Here’s the link for all the information about MEMF: https://memf.wisc.edu/

All concerts include a pre-concert lecture at 6:30 p.m. and the concerts in Mils Hall begin at 7:30 p.m. Tickets are $90 for an all-event pass; each individual concert is $22, for students $12. Tickets are available for purchase online and by phone at 608-265-ARTS (2787) with a $4 service fee, or in person at the Campus Arts Ticketing Box Office @ Memorial Union.

We also have two Fringe Concerts this year featuring new vocal ensembles from Wisconsin. On Monday, July 8, at 7 p.m. at Pres House, Schola Cantorum of Eau Claire (below), a 12-voice ensemble directed by UW-Madison graduate Jerry Hui, will perform “Mystery and Mirth: A Spanish Christmas.”

And on Wednesday, July 10, at 7 p.m. at Luther Memorial Church, 1021 University Avenue, the Milwaukee-based Aperi Animam (below) perform “Libera Nos,” a program of sacred vocal music.

The Fringe Concerts are FREE with donations accepted at the door.

Why was the theme of “The Grand Tour” chosen for the festival? What is the origin of the conceit, and what major composers and works will be highlighted?

We decided to celebrate the 20th anniversary by choosing a theme that would be broader than previous years and portray what people might experience when they are 20 years old – traveling abroad on a gap year.

We were also inspired by Englishman Thomas Coryat, aka “The First Tourist.” He published his travelogue Crudities in 1611, an amusing and thorough account of his five months of travel throughout Europe. This tradition of the Grand Tour of Europe continued through the 17th and 18th centuries, especially when wealthy young aristocrats finished their formal schooling.

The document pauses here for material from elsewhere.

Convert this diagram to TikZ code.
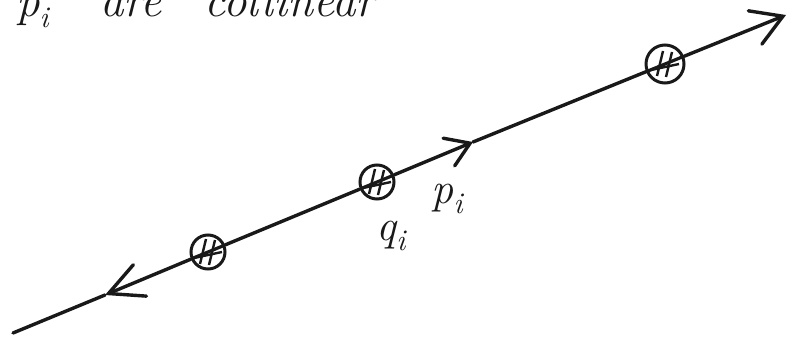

Several of the concert programs this summer feature quotes from different travelogues, including Coryat’s, as an organizational concept. If you search all over Europe, you find an American at Versailles learning courtly manners, and a fictional Englishman, born in 1620, sending postcards from the Grand Tour.

We will also have a stop at Notre-Dame Cathedral in Paris with the silent film version of The Hunchback of Notre-Dame, and a musical tour of sacred vocal music and madrigals. This theme allowed us to include music from many different time periods from all over Europe — a rich Grand Tour of musical offerings!

The opening concert on this Saturday, July 6, features Dark Horse Consort returning to Madison with Wanderlust, their newly created program for MEMF’s Grand Tour theme.  The program follows the misadventures of an English gentleman as he embarks on a continental Grand Tour adventure in search of love and fulfillment.

Our hero’s travelogue includes springtime consort songs by Alfonso Ferrabosco and William Byrd; Erasmus Widmann’s beguiling German dances dedicated to women; the wooing songs of the Italian gondolier; and sultry Spanish airs.

On Sunday, July 7, Alchymy Viols (below) performs “American at Versailles,” an original ballet masque of French baroque music, dance and drama written and choreographed by Sarah Edgar, featuring Carrie Henneman Shaw, soprano; Sarah Edgar, director and dancer; and guest soprano Paulina Francisco. The American on the Grand Tour encounters the exotic world of French baroque manners, dress, dance and love.